• [What this task involves]: Below are the records. Retype, exactly, the lines from the first through the line with "(c-l) at (856,131)", and leave out the pictures.

• [Records for processing]:

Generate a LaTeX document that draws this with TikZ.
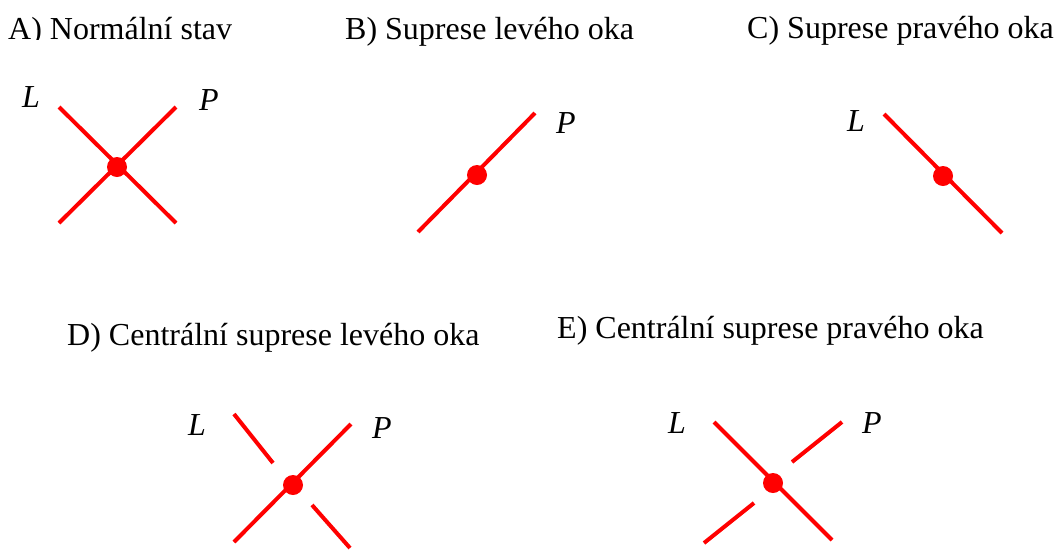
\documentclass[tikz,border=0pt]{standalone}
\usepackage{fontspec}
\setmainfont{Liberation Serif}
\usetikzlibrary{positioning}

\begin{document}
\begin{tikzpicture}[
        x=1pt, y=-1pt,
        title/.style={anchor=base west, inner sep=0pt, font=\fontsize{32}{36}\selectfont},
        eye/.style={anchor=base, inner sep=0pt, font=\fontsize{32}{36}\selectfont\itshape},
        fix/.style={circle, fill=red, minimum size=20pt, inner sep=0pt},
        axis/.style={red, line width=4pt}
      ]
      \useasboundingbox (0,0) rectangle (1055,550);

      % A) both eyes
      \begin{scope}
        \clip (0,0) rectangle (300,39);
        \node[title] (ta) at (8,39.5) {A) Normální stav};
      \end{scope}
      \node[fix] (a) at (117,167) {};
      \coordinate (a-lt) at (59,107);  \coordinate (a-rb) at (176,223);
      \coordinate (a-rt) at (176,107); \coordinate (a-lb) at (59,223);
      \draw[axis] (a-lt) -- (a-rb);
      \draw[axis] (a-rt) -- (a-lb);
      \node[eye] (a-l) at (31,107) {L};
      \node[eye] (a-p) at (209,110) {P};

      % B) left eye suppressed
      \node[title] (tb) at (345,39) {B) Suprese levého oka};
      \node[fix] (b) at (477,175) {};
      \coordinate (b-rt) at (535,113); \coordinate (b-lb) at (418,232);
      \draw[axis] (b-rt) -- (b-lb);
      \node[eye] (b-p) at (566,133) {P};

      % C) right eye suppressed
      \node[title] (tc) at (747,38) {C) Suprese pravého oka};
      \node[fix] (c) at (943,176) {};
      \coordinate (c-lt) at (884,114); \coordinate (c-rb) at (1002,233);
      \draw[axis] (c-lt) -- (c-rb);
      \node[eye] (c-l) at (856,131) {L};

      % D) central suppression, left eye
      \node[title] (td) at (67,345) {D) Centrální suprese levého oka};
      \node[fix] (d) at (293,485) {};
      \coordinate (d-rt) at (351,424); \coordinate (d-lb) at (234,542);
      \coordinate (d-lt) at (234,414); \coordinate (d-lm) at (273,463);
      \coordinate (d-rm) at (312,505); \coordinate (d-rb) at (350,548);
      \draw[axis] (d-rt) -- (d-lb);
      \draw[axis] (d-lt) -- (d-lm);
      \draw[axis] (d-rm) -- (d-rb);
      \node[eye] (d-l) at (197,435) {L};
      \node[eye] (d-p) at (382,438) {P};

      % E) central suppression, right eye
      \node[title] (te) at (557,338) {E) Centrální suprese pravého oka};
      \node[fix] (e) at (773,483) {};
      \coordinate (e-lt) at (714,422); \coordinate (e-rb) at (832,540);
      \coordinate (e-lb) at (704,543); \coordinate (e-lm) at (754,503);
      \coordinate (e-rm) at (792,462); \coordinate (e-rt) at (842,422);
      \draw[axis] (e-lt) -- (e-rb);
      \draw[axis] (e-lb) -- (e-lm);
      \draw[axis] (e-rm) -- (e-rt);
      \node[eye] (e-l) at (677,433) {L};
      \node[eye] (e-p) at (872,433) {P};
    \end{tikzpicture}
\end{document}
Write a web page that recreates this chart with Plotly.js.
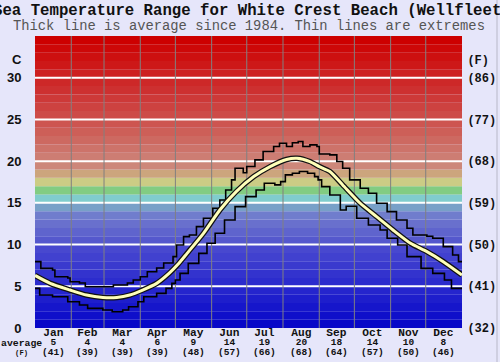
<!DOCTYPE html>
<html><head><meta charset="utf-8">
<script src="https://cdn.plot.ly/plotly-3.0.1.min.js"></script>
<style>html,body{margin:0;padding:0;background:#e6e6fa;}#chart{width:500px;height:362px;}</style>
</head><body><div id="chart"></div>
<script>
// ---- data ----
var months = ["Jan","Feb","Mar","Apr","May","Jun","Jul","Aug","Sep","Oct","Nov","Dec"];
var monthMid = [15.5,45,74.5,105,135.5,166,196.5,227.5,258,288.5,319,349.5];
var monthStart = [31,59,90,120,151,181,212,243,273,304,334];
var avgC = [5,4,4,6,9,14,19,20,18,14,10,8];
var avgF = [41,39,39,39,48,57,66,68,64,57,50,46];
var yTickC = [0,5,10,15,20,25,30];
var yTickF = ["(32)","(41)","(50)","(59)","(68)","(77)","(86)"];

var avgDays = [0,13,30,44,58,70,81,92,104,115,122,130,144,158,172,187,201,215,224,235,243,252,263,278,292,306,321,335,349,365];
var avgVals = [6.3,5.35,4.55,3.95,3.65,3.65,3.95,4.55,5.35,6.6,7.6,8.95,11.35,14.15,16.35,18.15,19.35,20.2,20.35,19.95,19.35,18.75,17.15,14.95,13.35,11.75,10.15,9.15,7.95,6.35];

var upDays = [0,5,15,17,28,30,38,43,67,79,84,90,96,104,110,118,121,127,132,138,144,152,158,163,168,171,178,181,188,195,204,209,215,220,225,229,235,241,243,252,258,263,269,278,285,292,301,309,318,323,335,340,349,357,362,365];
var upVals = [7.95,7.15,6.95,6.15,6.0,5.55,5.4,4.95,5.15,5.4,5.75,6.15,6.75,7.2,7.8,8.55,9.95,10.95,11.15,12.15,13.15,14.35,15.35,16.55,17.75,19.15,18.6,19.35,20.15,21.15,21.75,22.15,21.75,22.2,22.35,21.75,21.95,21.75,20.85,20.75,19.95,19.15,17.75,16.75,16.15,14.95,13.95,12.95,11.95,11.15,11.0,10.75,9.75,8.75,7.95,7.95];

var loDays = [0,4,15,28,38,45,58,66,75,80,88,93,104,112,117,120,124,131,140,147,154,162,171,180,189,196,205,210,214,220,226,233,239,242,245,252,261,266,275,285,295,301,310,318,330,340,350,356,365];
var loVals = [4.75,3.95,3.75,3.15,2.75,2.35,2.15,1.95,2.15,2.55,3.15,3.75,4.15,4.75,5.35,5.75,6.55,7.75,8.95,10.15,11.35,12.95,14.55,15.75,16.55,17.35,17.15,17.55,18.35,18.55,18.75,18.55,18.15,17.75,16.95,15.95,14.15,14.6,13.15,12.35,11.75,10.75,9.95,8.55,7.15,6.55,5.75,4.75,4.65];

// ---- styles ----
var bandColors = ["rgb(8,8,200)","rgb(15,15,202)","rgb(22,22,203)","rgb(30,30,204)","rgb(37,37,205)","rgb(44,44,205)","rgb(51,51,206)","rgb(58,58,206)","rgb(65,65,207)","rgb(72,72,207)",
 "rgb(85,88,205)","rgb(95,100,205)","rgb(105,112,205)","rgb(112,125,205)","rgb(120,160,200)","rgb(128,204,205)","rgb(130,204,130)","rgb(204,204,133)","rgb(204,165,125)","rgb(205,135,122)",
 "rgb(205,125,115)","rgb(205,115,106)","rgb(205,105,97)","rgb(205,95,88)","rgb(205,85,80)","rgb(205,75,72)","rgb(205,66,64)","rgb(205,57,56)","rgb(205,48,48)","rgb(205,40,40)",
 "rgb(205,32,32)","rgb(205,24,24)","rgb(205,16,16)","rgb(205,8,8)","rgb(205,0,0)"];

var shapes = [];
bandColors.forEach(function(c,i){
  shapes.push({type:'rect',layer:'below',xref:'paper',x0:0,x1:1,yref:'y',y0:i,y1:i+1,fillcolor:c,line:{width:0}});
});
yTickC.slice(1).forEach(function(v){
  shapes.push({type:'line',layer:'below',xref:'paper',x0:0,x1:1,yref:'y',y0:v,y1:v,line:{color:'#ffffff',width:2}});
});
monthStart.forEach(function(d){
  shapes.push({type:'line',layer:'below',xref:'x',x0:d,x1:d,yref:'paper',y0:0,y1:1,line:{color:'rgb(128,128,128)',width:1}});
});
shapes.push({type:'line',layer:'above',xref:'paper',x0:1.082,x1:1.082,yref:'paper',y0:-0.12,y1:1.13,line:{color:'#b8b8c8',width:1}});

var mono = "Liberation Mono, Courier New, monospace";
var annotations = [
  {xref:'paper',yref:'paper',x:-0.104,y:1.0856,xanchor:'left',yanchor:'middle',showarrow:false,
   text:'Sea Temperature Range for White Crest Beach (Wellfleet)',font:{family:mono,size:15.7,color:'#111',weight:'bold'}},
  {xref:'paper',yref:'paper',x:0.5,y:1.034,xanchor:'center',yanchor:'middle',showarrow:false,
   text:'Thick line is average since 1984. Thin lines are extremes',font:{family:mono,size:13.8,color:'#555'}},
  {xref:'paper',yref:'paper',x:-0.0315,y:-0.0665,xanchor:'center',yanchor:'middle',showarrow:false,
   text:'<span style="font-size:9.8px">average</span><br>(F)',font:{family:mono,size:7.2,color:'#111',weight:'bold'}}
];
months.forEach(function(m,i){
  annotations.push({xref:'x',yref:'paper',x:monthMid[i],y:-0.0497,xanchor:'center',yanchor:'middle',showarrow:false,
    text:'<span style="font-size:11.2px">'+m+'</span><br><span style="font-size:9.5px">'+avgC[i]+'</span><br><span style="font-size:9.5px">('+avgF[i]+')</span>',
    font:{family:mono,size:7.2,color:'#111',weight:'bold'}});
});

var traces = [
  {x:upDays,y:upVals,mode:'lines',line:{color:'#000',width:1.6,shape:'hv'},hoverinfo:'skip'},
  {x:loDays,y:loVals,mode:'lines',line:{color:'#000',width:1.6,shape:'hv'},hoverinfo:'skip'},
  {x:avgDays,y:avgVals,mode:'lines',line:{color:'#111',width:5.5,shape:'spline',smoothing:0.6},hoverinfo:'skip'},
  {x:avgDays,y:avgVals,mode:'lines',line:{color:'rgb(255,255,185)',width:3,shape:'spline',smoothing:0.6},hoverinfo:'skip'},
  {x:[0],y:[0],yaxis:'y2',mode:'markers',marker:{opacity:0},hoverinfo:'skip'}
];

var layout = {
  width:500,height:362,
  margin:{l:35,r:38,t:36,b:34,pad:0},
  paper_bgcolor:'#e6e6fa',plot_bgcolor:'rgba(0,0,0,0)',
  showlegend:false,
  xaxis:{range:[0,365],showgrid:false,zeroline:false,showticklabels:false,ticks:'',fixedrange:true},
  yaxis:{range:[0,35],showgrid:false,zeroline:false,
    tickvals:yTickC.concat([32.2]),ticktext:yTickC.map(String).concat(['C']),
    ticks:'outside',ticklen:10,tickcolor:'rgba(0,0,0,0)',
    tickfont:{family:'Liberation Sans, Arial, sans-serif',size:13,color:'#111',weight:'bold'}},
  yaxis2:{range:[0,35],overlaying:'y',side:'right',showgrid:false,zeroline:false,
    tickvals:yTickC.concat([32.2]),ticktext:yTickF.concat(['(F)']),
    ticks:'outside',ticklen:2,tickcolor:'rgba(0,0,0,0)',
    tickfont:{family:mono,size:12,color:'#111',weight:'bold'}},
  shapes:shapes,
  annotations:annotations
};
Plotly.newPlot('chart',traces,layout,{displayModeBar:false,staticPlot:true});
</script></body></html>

• [Correct result]:
Generate a LaTeX document that draws this with TikZ.
\documentclass[tikz,border=0pt]{standalone}
\usepackage{fontspec}
\setmainfont{Liberation Serif}
\usetikzlibrary{positioning}

\begin{document}
\begin{tikzpicture}[
        x=1pt, y=-1pt,
        title/.style={anchor=base west, inner sep=0pt, font=\fontsize{32}{36}\selectfont},
        eye/.style={anchor=base, inner sep=0pt, font=\fontsize{32}{36}\selectfont\itshape},
        fix/.style={circle, fill=red, minimum size=20pt, inner sep=0pt},
        axis/.style={red, line width=4pt}
      ]
      \useasboundingbox (0,0) rectangle (1055,550);

      % A) both eyes
      \begin{scope}
        \clip (0,0) rectangle (300,39);
        \node[title] (ta) at (8,39.5) {A) Normální stav};
      \end{scope}
      \node[fix] (a) at (117,167) {};
      \coordinate (a-lt) at (59,107);  \coordinate (a-rb) at (176,223);
      \coordinate (a-rt) at (176,107); \coordinate (a-lb) at (59,223);
      \draw[axis] (a-lt) -- (a-rb);
      \draw[axis] (a-rt) -- (a-lb);
      \node[eye] (a-l) at (31,107) {L};
      \node[eye] (a-p) at (209,110) {P};

      % B) left eye suppressed
      \node[title] (tb) at (345,39) {B) Suprese levého oka};
      \node[fix] (b) at (477,175) {};
      \coordinate (b-rt) at (535,113); \coordinate (b-lb) at (418,232);
      \draw[axis] (b-rt) -- (b-lb);
      \node[eye] (b-p) at (566,133) {P};

      % C) right eye suppressed
      \node[title] (tc) at (747,38) {C) Suprese pravého oka};
      \node[fix] (c) at (943,176) {};
      \coordinate (c-lt) at (884,114); \coordinate (c-rb) at (1002,233);
      \draw[axis] (c-lt) -- (c-rb);
      \node[eye] (c-l) at (856,131) {L};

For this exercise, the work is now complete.